Use more of what you buy. Those nice bones aren’t just for dogs, you know. Pressure cookers or instant pots make quick work of bone stock, which is very nutritious and delicious. Even if you don’t have a pressure cooker, bone stock is not difficult to make and can be made from whatever type of animal bone you like. Peels from some fruits and vegetables are useful, too – peach peel jelly is one favorite that comes to mind. Potato skins make tasty crisp appetizers and watermelon rind makes lovely pickles. Trimmings from carrots, onions, celery and more can be cooked down into vegetable broth, which can be strained and frozen until needed. Think before throwing it away!
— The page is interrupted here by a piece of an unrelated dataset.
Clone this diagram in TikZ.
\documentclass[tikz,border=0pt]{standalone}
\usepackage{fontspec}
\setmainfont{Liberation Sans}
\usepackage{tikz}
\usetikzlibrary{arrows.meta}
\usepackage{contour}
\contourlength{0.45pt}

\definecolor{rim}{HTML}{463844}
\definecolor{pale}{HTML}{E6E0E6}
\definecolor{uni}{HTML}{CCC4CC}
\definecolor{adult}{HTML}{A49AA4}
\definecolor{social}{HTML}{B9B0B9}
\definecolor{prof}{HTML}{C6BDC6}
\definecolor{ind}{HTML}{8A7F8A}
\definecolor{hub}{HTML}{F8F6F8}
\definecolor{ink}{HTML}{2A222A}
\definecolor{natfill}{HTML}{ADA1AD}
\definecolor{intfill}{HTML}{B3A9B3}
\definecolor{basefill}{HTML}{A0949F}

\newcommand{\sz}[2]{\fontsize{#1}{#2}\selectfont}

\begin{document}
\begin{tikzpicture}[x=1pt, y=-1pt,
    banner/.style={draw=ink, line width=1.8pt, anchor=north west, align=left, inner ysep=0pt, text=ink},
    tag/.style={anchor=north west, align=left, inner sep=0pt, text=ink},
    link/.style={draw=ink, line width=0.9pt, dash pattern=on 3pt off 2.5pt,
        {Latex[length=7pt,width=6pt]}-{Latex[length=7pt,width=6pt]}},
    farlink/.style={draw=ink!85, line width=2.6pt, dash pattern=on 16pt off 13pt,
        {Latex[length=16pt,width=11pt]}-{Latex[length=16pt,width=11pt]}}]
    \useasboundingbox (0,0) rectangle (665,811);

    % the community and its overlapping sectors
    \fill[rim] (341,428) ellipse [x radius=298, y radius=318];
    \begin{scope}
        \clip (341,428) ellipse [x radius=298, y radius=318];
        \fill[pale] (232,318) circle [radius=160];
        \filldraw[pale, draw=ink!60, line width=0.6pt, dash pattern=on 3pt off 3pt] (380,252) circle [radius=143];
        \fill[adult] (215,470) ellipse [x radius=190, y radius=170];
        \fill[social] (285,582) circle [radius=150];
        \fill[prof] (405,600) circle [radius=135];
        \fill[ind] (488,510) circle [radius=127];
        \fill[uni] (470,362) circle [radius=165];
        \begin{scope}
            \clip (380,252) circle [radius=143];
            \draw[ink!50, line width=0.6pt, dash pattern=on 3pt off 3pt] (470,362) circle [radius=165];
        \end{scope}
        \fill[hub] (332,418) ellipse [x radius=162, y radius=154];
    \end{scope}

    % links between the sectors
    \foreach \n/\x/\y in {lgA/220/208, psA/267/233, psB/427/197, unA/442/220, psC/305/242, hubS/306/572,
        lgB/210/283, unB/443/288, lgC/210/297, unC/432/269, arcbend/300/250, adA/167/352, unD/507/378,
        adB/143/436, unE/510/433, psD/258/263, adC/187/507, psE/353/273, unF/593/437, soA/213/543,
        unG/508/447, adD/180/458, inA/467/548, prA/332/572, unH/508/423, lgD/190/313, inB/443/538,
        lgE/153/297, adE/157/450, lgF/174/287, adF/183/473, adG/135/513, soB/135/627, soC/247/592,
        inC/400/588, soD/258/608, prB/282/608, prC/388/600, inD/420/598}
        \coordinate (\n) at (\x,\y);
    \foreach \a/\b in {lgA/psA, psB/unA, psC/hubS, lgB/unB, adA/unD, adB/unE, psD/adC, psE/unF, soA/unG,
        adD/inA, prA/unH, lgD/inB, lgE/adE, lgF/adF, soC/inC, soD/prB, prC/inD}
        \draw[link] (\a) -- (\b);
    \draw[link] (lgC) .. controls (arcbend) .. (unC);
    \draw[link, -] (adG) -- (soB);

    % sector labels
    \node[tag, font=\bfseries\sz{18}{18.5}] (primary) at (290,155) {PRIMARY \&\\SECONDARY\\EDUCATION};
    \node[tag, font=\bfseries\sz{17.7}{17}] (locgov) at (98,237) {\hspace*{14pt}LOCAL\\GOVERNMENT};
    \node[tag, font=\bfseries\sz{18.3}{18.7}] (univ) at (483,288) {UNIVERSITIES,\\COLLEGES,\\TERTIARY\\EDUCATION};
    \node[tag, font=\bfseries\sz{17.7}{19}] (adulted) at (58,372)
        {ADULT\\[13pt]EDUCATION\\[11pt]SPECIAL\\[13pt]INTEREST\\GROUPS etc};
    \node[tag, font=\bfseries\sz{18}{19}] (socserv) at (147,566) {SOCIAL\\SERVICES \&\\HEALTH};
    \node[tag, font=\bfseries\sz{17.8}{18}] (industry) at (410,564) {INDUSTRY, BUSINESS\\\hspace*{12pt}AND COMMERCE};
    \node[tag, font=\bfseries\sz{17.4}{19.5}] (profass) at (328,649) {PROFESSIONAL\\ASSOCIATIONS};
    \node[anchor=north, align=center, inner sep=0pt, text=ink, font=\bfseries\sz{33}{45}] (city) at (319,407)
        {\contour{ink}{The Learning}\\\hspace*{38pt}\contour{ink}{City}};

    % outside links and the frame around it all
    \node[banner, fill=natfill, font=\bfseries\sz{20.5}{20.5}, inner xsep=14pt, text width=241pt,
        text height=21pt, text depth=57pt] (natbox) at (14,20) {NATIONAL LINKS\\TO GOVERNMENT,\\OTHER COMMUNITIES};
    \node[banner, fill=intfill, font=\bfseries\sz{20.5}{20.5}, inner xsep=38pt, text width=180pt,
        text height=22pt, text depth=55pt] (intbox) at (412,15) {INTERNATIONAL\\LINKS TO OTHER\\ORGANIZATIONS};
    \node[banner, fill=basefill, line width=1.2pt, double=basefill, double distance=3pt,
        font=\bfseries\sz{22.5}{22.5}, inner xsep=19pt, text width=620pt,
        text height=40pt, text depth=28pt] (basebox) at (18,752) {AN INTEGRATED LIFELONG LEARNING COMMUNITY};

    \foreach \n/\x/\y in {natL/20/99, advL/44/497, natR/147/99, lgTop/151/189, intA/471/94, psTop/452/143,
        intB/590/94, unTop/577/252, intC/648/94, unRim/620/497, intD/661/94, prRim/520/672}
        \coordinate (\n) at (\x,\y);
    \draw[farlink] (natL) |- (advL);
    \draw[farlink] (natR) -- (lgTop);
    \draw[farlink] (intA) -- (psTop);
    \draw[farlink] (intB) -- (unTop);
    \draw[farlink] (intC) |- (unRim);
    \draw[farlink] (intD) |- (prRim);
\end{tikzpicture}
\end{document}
Try sprouting. Sprouts are easily grown from seed in about 5 or 6 days. Find sprouting seeds and sprouting trays at your local health food store, and supplement your fresh veggie intake with nutrition-packed tasty sprouts. My favorites are radish sprouts but there are others you can try. Start now and have crisp yummy sprouts on your sandwiches in a week or less.

Fresh > frozen > canned. Usually. But if you can’t get what you want fresh, don’t forget that there is almost certainly an equivalent or substitute in the frozen food cases. If you can’t find it frozen, check the canned goods aisle. Don’t forget to check the freeze dried or dehydrated foods sections too, although those tend to be more expensive options. Let’s take raspberries as an example. My daughter loves raspberries. They’re highly seasonal though, and when I run out of home-grown ones, I can check the stores for fresh. If there are none fresh, I can check the frozen fruit section. If there are none frozen, I’m unlikely to find a can of raspberries in the canned goods aisle, but I might find some raspberry pie filling and almost certainly will find raspberry jam or jelly. Think about different areas in the store that you might not browse often, and check those areas too. Ethnic food sections are great places to find new favorites. One good example is my husband’s favorite coffee. The regular coffee aisle carries his favorite brand, but only the Hispanic food aisle has his favorite flavor of that coffee.

Supplement your diet with vitamins and minerals. Processed foods such as canned goods don’t have the nutritional punch that fresh foods have, so be sure to stay healthy by taking vitamin supplements. Vitamins C and D are especially important.

Peasant food is GOOD food. Meals don’t have to be modern and trendy to be delicious and filling. If we take a minute to think about staple foods that sustained cultures for decades if not centuries, we can come up with lots of examples. Chicken soup. Irish soda bread. Oxtails and ham hocks. Red beans and rice. Black-eyed peas and cornbread.

And one last thought… Make friends with the people in your neighborhood who grow their own food. People who are already producing for themselves know the value of those foods, and are hesitant to waste any of it. They know the best ways to prepare and store those foods. And most of them will be happy to share their knowledge with you. Who knows? They might even be open to bartering or selling some of their bounty to you.